Has the press release run its course as a valuable communications tool, or, to paraphrase Mark Twain, have rumors of its death been greatly exaggerated? A few of us share our opinions on why—or why the press release isn’t—dead.
At least among the Ketner Group client base, the press release is alive and well. Our team represented eight clients at the annual NRF (National Retail Federation) convention last month, and between them, our clients issued well over a dozen press releases in a 10-day period. These news releases were essential for getting coverage in both pre-NRF and post-show coverage, and several of our clients were featured in “Best of NRF” articles – and yep, press releases were essential for helping garner this coverage.
But the press release is only part of the toolkit. PR people have to develop relationships with media and analysts, thoroughly understand (and read!) the publications they’re pitching, offer newsworthy and relevant story ideas, respond quickly and intelligently when working with media, and maintain integrity and honesty throughout the process. Like media pitches, press releases have to keep the audience in mind, too.

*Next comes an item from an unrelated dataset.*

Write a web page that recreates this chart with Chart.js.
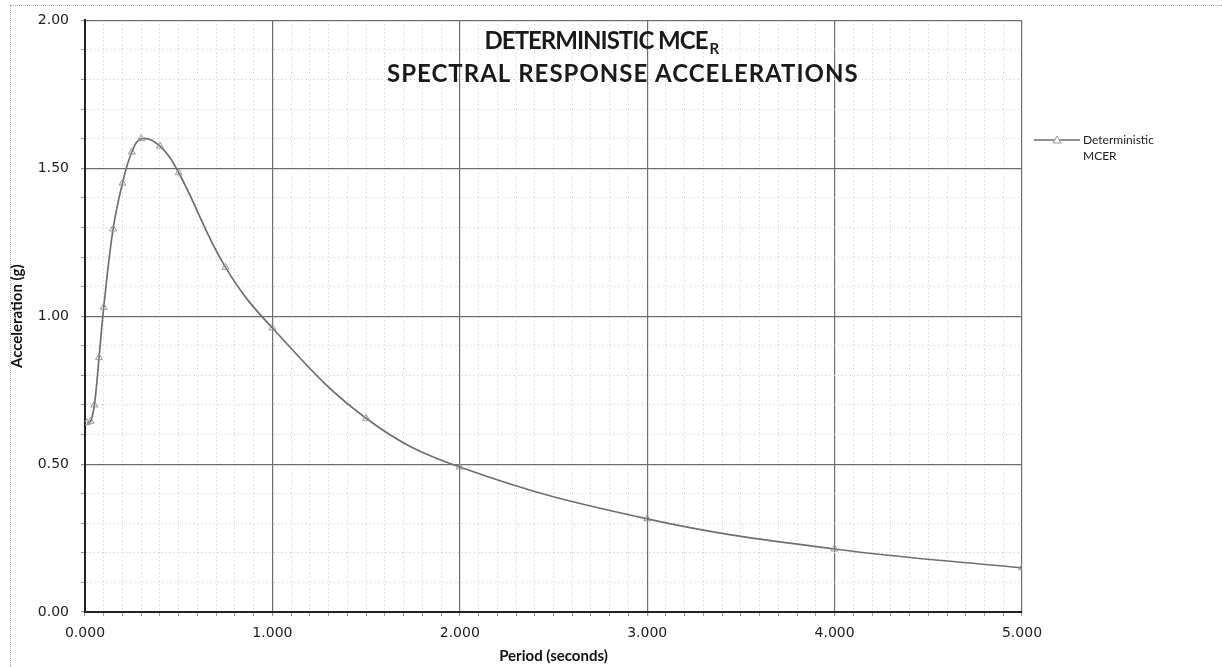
<!DOCTYPE html>
<html lang="en">
<head>
  <meta charset="UTF-8" />
  <title>Deterministic MCER</title>
  <script src="https://cdn.jsdelivr.net/npm/chart.js"></script>
  <style>
    body {
      margin: 0;
      padding: 0;
      background: #fff;
    }
    #wrap {
      position: relative;
      width: 1222px;
      height: 667px;
    }
    #frame {
      position: absolute;
      left: 10px;
      top: 5px;
      right: 0;
      bottom: 0;
      border-left: 1px dotted #aaa;
      border-top: 1px dotted #aaa;
      pointer-events: none;
    }
  </style>
</head>
<body>
  <div id="wrap">
    <canvas id="mcer" width="1222" height="667"></canvas>
    <div id="frame"></div>
  </div>

  <script>
    // periods (s) and spectral accelerations (g)
    const periods = [0.01, 0.03, 0.05, 0.075, 0.1, 0.15, 0.2, 0.25, 0.3, 0.4, 0.5, 0.75, 1.0, 1.5, 2.0, 3.0, 4.0, 5.0];
    const accel   = [0.64, 0.645, 0.70, 0.86, 1.03, 1.295, 1.45, 1.555, 1.60, 1.575, 1.485, 1.165, 0.96, 0.655, 0.49, 0.315, 0.213, 0.149];

    const seriesName = ['Deterministic', 'MCER'];
    const titleLine1 = 'DETERMINISTIC MCE';
    const titleSub = 'R';
    const titleLine2 = 'SPECTRAL RESPONSE ACCELERATIONS';

    const lineColor = '#6f6f6f';
    const markColor = '#959595';
    const titleFont = 'bold 24px Lato, "Open Sans", sans-serif';

    function isMajor(v, step) {
      const q = v / step;
      return Math.abs(q - Math.round(q)) < 1e-6;
    }

    // title drawn over the plot area, like the excel chart
    const titlePlugin = {
      id: 'overTitle',
      afterDraw(chart) {
        const ctx = chart.ctx;
        const x = chart.scales.x;
        ctx.save();
        ctx.fillStyle = '#1a1a1a';
        ctx.textBaseline = 'middle';
        ctx.textAlign = 'left';
        ctx.letterSpacing = '-1px';
        ctx.font = titleFont;
        const w1 = ctx.measureText(titleLine1).width;
        ctx.font = 'bold 15px Lato, "Open Sans", sans-serif';
        const ws = ctx.measureText(titleSub).width;
        const left = x.getPixelForValue(2.75) - (w1 + ws) / 2;
        ctx.font = titleFont;
        ctx.fillText(titleLine1, left, 41);
        ctx.font = 'bold 15px Lato, "Open Sans", sans-serif';
        ctx.fillText(titleSub, left + w1 + 2, 49);
        ctx.letterSpacing = '1px';
        ctx.font = titleFont;
        ctx.textAlign = 'center';
        ctx.fillText(titleLine2, x.getPixelForValue(2.87), 74);
        ctx.restore();
      }
    };

    // legend to the right of the plot
    const legendPlugin = {
      id: 'sideLegend',
      afterDraw(chart) {
        const ctx = chart.ctx;
        const x0 = chart.chartArea.right + 12;
        const y0 = 140;
        ctx.save();
        ctx.strokeStyle = lineColor;
        ctx.lineWidth = 1.5;
        ctx.beginPath();
        ctx.moveTo(x0, y0);
        ctx.lineTo(x0 + 46, y0);
        ctx.stroke();
        ctx.strokeStyle = markColor;
        ctx.fillStyle = '#fff';
        ctx.lineWidth = 1;
        ctx.beginPath();
        ctx.moveTo(x0 + 23, y0 - 4);
        ctx.lineTo(x0 + 27, y0 + 3);
        ctx.lineTo(x0 + 19, y0 + 3);
        ctx.closePath();
        ctx.fill();
        ctx.stroke();
        ctx.fillStyle = '#222';
        ctx.font = '12px Lato, "Open Sans", sans-serif';
        ctx.textAlign = 'left';
        ctx.textBaseline = 'middle';
        ctx.fillText(seriesName[0], x0 + 49, y0);
        ctx.fillText(seriesName[1], x0 + 49, y0 + 16);
        ctx.restore();
      }
    };

    const ctx = document.getElementById('mcer').getContext('2d');
    new Chart(ctx, {
      type: 'line',
      data: {
        datasets: [{
          label: seriesName.join(' '),
          data: periods.map((p, i) => ({ x: p, y: accel[i] })),
          borderColor: lineColor,
          borderWidth: 1.7,
          tension: 0.4,
          pointStyle: 'triangle',
          pointRadius: 4,
          pointBorderWidth: 1,
          pointBorderColor: markColor,
          pointBackgroundColor: 'rgba(255,255,255,0)',
          fill: false
        }]
      },
      options: {
        responsive: false,
        animation: false,
        layout: { padding: { left: 8, top: 20, right: 200, bottom: 2 } },
        plugins: {
          legend: { display: false },
          tooltip: { enabled: false }
        },
        scales: {
          x: {
            type: 'linear',
            min: 0,
            max: 5,
            afterFit(scale) { scale.height = 53; },
            ticks: {
              stepSize: 0.1,
              autoSkip: false,
              maxRotation: 0,
              padding: 9,
              color: '#222',
              font: { family: '"DejaVu Sans", Verdana, sans-serif', size: 14 },
              callback: v => isMajor(v, 1) ? v.toFixed(3) : ''
            },
            grid: {
              color: c => isMajor(c.tick.value, 1) ? '#6e6e6e' : '#c8c8c8',
              lineWidth: c => isMajor(c.tick.value, 1) ? 1.2 : 1,
              tickLength: 4,
              tickColor: '#999'
            },
            border: {
              color: '#222',
              width: 2,
              dash: c => (c.tick && !isMajor(c.tick.value, 1)) ? [1, 3] : []
            },
            title: {
              display: true,
              text: 'Period (seconds)',
              color: '#111',
              padding: { top: 0, bottom: 0 },
              font: { family: 'Lato, "Open Sans", sans-serif', size: 15, weight: 'bold' }
            }
          },
          y: {
            type: 'linear',
            min: 0,
            max: 2,
            afterFit(scale) { scale.width = 77; },
            ticks: {
              stepSize: 0.1,
              autoSkip: false,
              padding: 12,
              color: '#222',
              font: { family: '"DejaVu Sans", Verdana, sans-serif', size: 14 },
              callback: v => isMajor(v, 0.5) ? v.toFixed(2) : ''
            },
            grid: {
              color: c => isMajor(c.tick.value, 0.5) ? '#6e6e6e' : '#c8c8c8',
              lineWidth: c => isMajor(c.tick.value, 0.5) ? 1.2 : 1,
              tickLength: 4,
              tickColor: '#999'
            },
            border: {
              color: '#222',
              width: 2,
              dash: c => (c.tick && !isMajor(c.tick.value, 0.5)) ? [1, 3] : []
            },
            title: {
              display: true,
              text: 'Acceleration (g)',
              color: '#111',
              padding: { top: 0, bottom: 4 },
              font: { family: 'Lato, "Open Sans", sans-serif', size: 15, weight: 'bold' }
            }
          }
        }
      },
      plugins: [titlePlugin, legendPlugin]
    });
  </script>
</body>
</html>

The press release IS dead! Stop, pick your jaw up off the ground and pop your eyes back in. Let me clarify—the original way of writing and sending press releases is dead, but just as sure as technology and fashion evolve, so does the press release.
Here are a few ways press releases have changed:
1: It’s no longer necessary to follow a strict format when organizing a press release…in fact, that’s boring. Liven up the press release with some down-to-earth story telling. Budget permitting, beef it up with some multimedia content. Throw out the overused marketing lingo (“innovative,” “leading,” “next-gen,” “strategic,” etc.) and say what you really want to say. Nothing turns a journalist off more than an overstuffed sentence.
2: You’d better count on the fact that the only person who will read your press release in its entirety is YOU. With the help of content sharing machines like Twitter, Digg, Stumbleupon and Facebook, everyone from a 15-year-old blogger to your dog can write a press release and distribute it to the masses. The marketplace is very crowded and the chatter can be overwhelming for journalists, so make sure your point comes across in the subject line and the first couple of sentences.
3: Sharing press releases with the media is no longer a “shoot in the dark and see what hits” approach. There are too many media research resources available to even the average person (Google, Twitter, LinkedIn) for someone to be unaware of whom their target media audience is. In fact, one media list for one company’s every press release isn’t enough. For example, while one press release may appeal to consumer tech media (a cool new social sharing app announcement) another press release could easily be more suitable only for local media (a new hire, local event or funding announcement).
I believe that the press release is three quarters dead – that is to say, most journalists will typically only read the headline and maybe the first paragraph of the release. Dead are the token marketing fluff paragraphs and CEO quotes. Dead as a doornail is the boilerplate – you only need a link to the company website. We live in a world full of data overload, and our poor friends in the newsroom bear the brunt of meaningless words and annoying marketing jargon. PR folks, let’s all take a stand and revolutionize the press release!